What You Need To Know:
Very strong humanist worldview of sexually active young adults with politically correct messages of condom use & some moral elements of caring for abused friend; 55 obscenities,13 profanities, lots of sexual talk, vomiting, & urination; fist fights, bar fights, implied car accident, & brief rape scene; strong sexuality including Internet porn watching, many sexual advances, sexual dancing, several scenes of fornication, stripping, scene of a sex class, implied bondage, & other sexually charged scenes; strong explicit nudity; strong alcohol use & abuse; smoking; and, promiscuity.
Though New Line Cinema is distributing BODY SHOTS, it might as well be Larry Flynt Publications. The first 90% of this movie is a graphic, sexually charged, borderline pornographic, dumb, and senseless farce about four men and four women looking for sex, and perhaps a relationship. The final moments becomes a poignant debate over he said/she said defenses on what merits date rape, but the result is a forgettable, mainly offensive throwaway piece of babble on modern sexual sin.
Rick Hamilton (Sean Patrick Flanery) is a young attorney with the, ahem, strongest sense of moral code amongst his cronies. He wants to only have sex with someone he loves, and he also wants to be able to remember it, i.e., not have been so drunk when he does it that he can’t recall the act. Rick is dating another young attorney, Jane Bannister (Amanda Peet), and she likewise holds the same attitudes toward sex.
Rick’s friends, however, hold much looser, more dangerous and less satisfying attitudes. For example, Michael Penorisi (Jerry O’Connell) is a pro-football player and thinks he can get any girl he wants at anytime. Trent (Ron Livingston) looks and acts goofy and fumbles his pick-up lines, but he is undiscriminating when it comes to sex. Finally, Shawn Denigan (Brad Rowe) wants to have a serious relationship, but when crisis hits, he ends up committing anonymous sex. Jane’s girlfriends are no better, all of them party girls, and each having peccadilloes of their own.
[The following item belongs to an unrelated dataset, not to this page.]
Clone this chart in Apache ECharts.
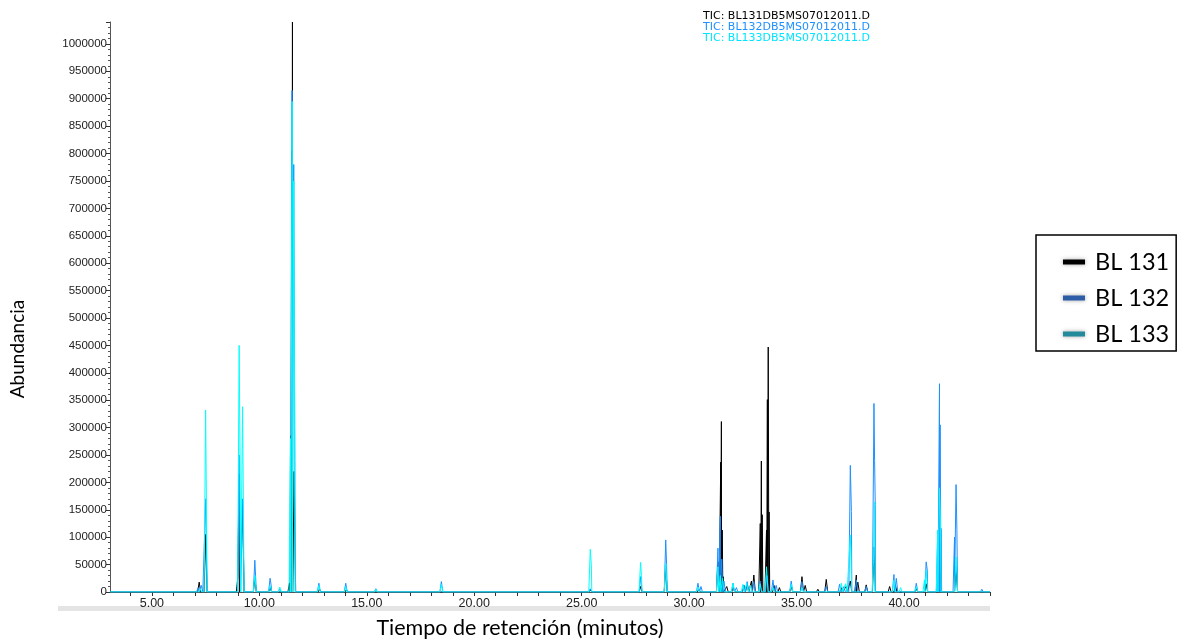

These players flirt, a few fornicate, and some of the girls attend a sex class. This entire behavior is quite boring and monotonous. Some of them seem to be having fun, but all talk to the camera and long for something more satisfying. Jane’s friend Sara and Michael get quite drunk, and later Sara accuses Michael of date rape. Sara goes to Jane for legal advice, while Michael goes to Rick for legal advice. (Naturally, this puts a barrier between Jane and Rick.) The remaining moments of the movie entail Sara telling her version (told in flashback), and Michael telling his version (also told in flashback). As court cases are prepared, Jane and Rick wait to see if their romance can be kept alive or not.
Aside from the date rape debate, which seemingly has no resolution, but does offer some awareness of how difficult such a case is to prove, this movie has no redeeming aspects. Oddly, these people admit that sexual activity doesn’t equal intimacy or love yet crave and indulge in it anyway. Their sexcapades are mainly sad, and some of them are downright vulgar.
Needing love and intimacy is normal, healthy and God-given. Fun and adventure are also natural. Yet this movie, like many low-budget romantic tragedies that seem to be cropping up everywhere lately, adds nothing to the by-now obvious conclusion that sex without love or commitment (i.e., marriage) can be painful and downright sickening. No new technique or maneuver can do anything to prevent that. So, this movie offers no new insight or truth, only re-hashing ugly sex and an even uglier conclusion. The movie doesn’t purposefully go into evil, because the goals of the protagonists are love and intimacy, but BODY SHOTS takes its shots to the body, soul and mind.